Ping An Insurance Group has published its 2020 Climate Risk Management Report, which details its green finance strategy. This is the second report of its kind by Ping An, which was the first mainland Chinese institution to release its climate risk strategy in 2019.
According to the report, Ping An has standardized its climate risk governance model and integrated it into its sustainable development strategy. The group established a professional, scientific, and practical ESG governance structure, clarified division of responsibilities such as goal setting, planning implementation and assessment, and implemented strict adherence to a working mechanism that involves regular reporting, quarterly inspections, semi-annual meetings and annual evaluations.
The insurer unveiled an enhanced operating plan for its Green Finance+ initiative, which seeks to deepen its green finance layout. As of end-September 2021, Ping An’s green investments have exceeded RMB208.89 billion (SG$44.86 billion), while it has disbursed green credit worth RMB53.28 billion. Meanwhile, total green insurance premiums were recorded at RMB25.11 billion for the first three quarters of the year.

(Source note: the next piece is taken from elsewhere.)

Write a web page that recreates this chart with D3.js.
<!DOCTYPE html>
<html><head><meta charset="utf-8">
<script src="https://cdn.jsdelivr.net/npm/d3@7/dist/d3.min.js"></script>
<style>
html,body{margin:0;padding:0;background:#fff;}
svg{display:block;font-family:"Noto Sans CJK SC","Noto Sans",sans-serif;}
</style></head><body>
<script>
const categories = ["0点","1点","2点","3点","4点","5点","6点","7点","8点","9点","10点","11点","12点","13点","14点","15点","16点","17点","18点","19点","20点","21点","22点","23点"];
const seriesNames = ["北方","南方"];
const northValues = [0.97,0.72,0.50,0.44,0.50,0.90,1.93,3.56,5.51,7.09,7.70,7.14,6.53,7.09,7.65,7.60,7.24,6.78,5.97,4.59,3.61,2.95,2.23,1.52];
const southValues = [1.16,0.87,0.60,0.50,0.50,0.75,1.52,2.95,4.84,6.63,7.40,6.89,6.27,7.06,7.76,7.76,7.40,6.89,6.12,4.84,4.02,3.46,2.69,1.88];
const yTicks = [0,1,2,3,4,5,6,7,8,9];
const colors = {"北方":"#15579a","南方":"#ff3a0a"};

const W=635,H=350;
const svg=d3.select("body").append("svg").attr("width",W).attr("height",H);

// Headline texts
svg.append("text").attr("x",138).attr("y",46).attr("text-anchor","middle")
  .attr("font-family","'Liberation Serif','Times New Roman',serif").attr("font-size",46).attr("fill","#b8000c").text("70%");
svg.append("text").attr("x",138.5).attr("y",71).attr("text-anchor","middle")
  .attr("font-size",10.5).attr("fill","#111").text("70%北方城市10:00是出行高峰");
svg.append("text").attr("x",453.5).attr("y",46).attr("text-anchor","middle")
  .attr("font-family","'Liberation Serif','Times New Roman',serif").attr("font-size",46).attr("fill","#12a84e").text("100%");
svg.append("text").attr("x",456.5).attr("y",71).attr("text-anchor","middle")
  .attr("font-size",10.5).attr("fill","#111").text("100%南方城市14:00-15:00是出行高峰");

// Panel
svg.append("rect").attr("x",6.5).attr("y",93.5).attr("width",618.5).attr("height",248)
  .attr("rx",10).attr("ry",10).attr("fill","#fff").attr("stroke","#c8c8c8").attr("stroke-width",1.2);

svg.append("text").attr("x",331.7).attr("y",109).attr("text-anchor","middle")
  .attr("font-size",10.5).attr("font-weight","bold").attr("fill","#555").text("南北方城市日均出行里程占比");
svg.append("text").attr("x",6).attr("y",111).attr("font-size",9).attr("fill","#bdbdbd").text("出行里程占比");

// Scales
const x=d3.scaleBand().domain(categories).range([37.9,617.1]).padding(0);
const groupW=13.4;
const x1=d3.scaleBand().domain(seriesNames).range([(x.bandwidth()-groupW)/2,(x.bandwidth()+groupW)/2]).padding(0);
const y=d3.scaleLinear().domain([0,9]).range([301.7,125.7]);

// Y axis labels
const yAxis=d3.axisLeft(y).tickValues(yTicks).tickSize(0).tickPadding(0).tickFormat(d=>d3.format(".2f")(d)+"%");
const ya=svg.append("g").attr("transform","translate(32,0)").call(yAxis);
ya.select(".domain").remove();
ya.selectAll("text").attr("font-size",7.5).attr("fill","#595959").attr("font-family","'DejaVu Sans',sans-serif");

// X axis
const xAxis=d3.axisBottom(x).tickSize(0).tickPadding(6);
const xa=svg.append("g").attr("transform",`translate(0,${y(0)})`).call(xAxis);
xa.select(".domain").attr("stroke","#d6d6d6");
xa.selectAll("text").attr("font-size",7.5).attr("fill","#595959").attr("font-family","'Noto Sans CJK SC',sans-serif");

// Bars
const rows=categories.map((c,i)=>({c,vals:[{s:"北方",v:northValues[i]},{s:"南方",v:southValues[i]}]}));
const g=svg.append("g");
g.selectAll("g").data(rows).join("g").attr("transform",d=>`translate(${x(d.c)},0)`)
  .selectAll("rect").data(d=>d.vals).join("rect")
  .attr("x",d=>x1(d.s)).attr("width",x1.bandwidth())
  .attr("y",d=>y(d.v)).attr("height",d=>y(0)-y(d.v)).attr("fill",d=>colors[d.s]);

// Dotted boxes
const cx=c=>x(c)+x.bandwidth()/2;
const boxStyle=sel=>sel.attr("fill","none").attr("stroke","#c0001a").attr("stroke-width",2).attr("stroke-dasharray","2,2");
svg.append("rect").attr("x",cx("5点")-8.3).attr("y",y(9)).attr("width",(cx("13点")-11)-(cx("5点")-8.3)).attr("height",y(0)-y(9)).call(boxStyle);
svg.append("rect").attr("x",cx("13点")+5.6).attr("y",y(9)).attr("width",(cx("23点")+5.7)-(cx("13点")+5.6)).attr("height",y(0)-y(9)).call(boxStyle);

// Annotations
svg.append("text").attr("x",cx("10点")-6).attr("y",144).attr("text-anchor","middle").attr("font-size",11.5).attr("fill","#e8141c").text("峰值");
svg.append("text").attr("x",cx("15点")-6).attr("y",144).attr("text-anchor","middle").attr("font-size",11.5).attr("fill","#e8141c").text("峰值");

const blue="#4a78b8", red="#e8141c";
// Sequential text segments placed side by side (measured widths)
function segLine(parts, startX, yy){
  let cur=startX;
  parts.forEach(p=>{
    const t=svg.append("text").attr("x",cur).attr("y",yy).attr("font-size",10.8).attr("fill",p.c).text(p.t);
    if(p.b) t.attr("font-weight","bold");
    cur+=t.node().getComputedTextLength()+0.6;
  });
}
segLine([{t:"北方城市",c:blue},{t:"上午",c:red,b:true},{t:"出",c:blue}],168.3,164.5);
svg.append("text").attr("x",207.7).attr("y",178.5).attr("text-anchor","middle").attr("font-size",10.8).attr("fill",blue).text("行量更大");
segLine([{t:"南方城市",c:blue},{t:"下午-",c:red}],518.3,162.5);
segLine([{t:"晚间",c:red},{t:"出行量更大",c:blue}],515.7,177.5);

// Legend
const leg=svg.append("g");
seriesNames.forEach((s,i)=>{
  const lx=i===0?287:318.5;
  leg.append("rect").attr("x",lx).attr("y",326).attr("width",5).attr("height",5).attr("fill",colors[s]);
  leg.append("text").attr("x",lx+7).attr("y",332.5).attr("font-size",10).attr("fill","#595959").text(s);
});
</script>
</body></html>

Ping An also announced the goals and benchmarks for operation and investment under the Task Force on Climate-related Financial Disclosures (TCFD) framework, which aims to achieve operational carbon neutrality by 2030. This covers all office energy consumption, data centre power consumption and travel-related carbon emissions.

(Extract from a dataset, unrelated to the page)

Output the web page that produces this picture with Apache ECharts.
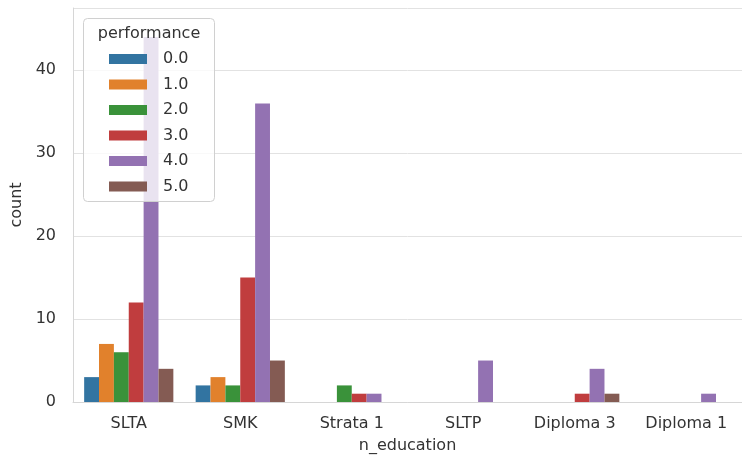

According to Ping An, it is the first financial institution in China to disclose the carbon emissions of its overall assets and investments. It created an algorithm and prediction model to determine its ultimate net-zero target when relevant factors in the market reach maturity.

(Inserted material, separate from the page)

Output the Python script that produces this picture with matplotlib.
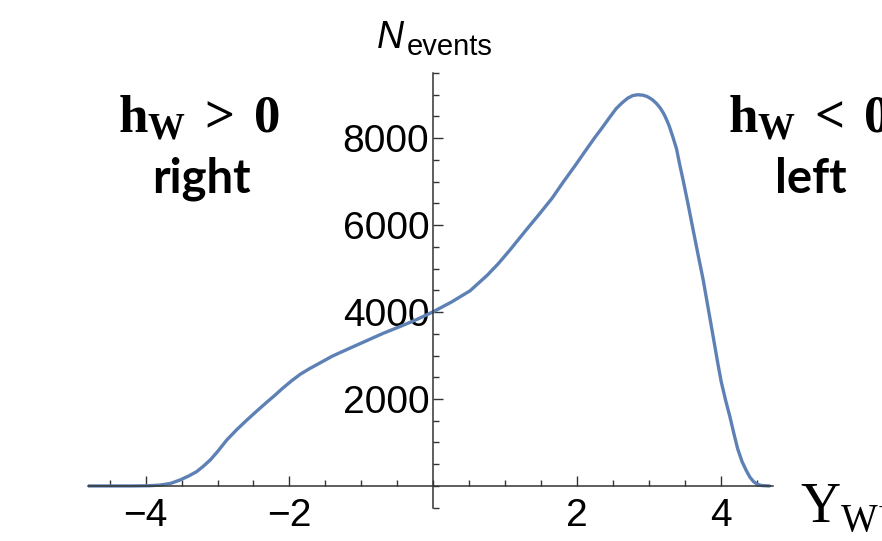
import matplotlib
matplotlib.use("Agg")
import matplotlib.pyplot as plt
from matplotlib.ticker import MultipleLocator

# rapidity distribution of W+ events
rapidity = [-4.8, -4.2, -3.95, -3.8, -3.65, -3.52, -3.4, -3.29, -3.2, -3.10,
            -3.0, -2.87, -2.73, -2.59, -2.45, -2.32, -2.2, -2.10, -1.97, -1.85,
            -1.72, -1.62, -1.4, -1.16, -0.93, -0.70, -0.46, -0.23, 0.0, 0.25,
            0.51, 0.75, 0.9, 1.06, 1.27, 1.48, 1.65, 1.80, 1.97, 2.13,
            2.25, 2.35, 2.45, 2.54, 2.62, 2.70, 2.77, 2.84, 2.91, 2.97,
            3.04, 3.10, 3.15, 3.20, 3.24, 3.28, 3.33, 3.38, 3.42, 3.47,
            3.54, 3.61, 3.68, 3.75, 3.82, 3.89, 3.95, 4.00, 4.06, 4.12,
            4.18, 4.23, 4.29, 4.35, 4.40, 4.45, 4.50, 4.56, 4.67]
n_events = [0, 0, 5, 20, 60, 138, 230, 330, 450, 600,
            790, 1060, 1300, 1520, 1730, 1920, 2090, 2240, 2420, 2570,
            2700, 2790, 2990, 3170, 3340, 3510, 3670, 3830, 4010, 4230,
            4490, 4850, 5110, 5420, 5850, 6270, 6620, 6980, 7370, 7750,
            8030, 8250, 8480, 8680, 8810, 8920, 8980, 9000, 8990, 8960,
            8890, 8800, 8700, 8570, 8430, 8270, 8020, 7750, 7420, 7040,
            6480, 5890, 5310, 4740, 4080, 3420, 2850, 2400, 1980, 1600,
            1180, 850, 560, 350, 200, 100, 40, 10, 0]

x_ticks = [-4, -2, 2, 4]
y_ticks = [2000, 4000, 6000, 8000]

W, H = 882, 541
plt.rcParams["mathtext.fontset"] = "custom"
plt.rcParams["mathtext.rm"] = "Liberation Serif"
plt.rcParams["mathtext.bf"] = "Liberation Serif:bold"

fig = plt.figure(figsize=(W / 100, H / 100), dpi=100)
fig.patch.set_facecolor("white")
ax = fig.add_axes([88 / W, 1 - 507.7 / H, (773 - 88) / W, (507.7 - 73) / H])

ax.plot(rapidity, n_events, color="#5E81B5", lw=2.4,
        solid_capstyle="round", solid_joinstyle="round")

ax.set_xlim(-4.8, 4.72)
ax.set_ylim(-500, 9500)

for side in ["top", "right"]:
    ax.spines[side].set_visible(False)
ax.spines["left"].set_position(("data", 0))
ax.spines["bottom"].set_position(("data", 0))
for side in ["left", "bottom"]:
    ax.spines[side].set_color("#333333")
    ax.spines[side].set_linewidth(1.1)

ax.set_xticks(x_ticks)
ax.set_yticks(y_ticks)
ax.xaxis.set_minor_locator(MultipleLocator(0.5))
ax.yaxis.set_minor_locator(MultipleLocator(500))
ax.tick_params(which="both", direction="in", color="#333333", width=1.0)
ax.tick_params(which="major", length=7)
ax.tick_params(which="minor", length=4.5)
ax.tick_params(axis="x", which="major", pad=9)
ax.tick_params(axis="y", which="major", pad=3)
for lab in ax.get_xticklabels() + ax.get_yticklabels():
    lab.set_fontfamily("Liberation Sans")
    lab.set_fontsize(28)
ax.patch.set_alpha(0)

def fx(px):
    return px / W

def fy(py):
    return 1 - py / H

# axis titles
fig.text(fx(377), fy(48.3), "N", family="Liberation Sans", style="italic",
         fontsize=27, va="baseline", ha="left")
fig.text(fx(407), fy(55), "events", family="Liberation Sans",
         fontsize=21, va="baseline", ha="left")
fig.text(fx(800), fy(523), r"$\mathrm{Y}_{\mathrm{W}^{+}}$", fontsize=40,
         va="baseline", ha="left")

# helicity annotations
fig.text(fx(118), fy(132), r"$\mathbf{h_W}\,\mathbf{>}\,\mathbf{0}$",
         fontsize=38, ha="left", va="baseline")
fig.text(fx(201), fy(192.7), "right", family="Lato", weight="bold",
         fontsize=34, ha="center", va="baseline")
fig.text(fx(728), fy(132), r"$\mathbf{h_W}\,\mathbf{<}\,\mathbf{0}$",
         fontsize=38, ha="left", va="baseline")
fig.text(fx(811), fy(193), "left", family="Lato", weight="bold",
         fontsize=34, ha="center", va="baseline")

fig.savefig("out.png", dpi=100)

In recognition of Ping An’s actions to become more sustainable, it received the Hong Kong Corporate Governance Excellence Award for 2021 from the Chamber of Hong Kong Listed Companies and the Centre for Corporate Governance and Financial Policy at Hong Kong Baptist University. This is Ping An’s sixth time winning the award.
“As a previous winner of the award, Ping An continues to manifest strong leadership of the board which comprises skilled professionals who guide the group to become an integrated financial services powerhouse with good leverage on technology that it is today,” a member of the judging panel said. “The absence of a controlling shareholder frees the group from undue influence by a single interested party, and there is strict observation of laws and regulations about connected transactions and corporate governance.
“The board devotes close attention to building the right positioning, personnel, process and culture for the group, and to developing a strong risk management framework based on big data extraction and AI to monitor risks. Its unique management structure with three co-CEOs with clear division of business oversights helps steer the group through the market uncertainties in the past years with clear focus and corporate conciseness to generate strong returns to shareholders.”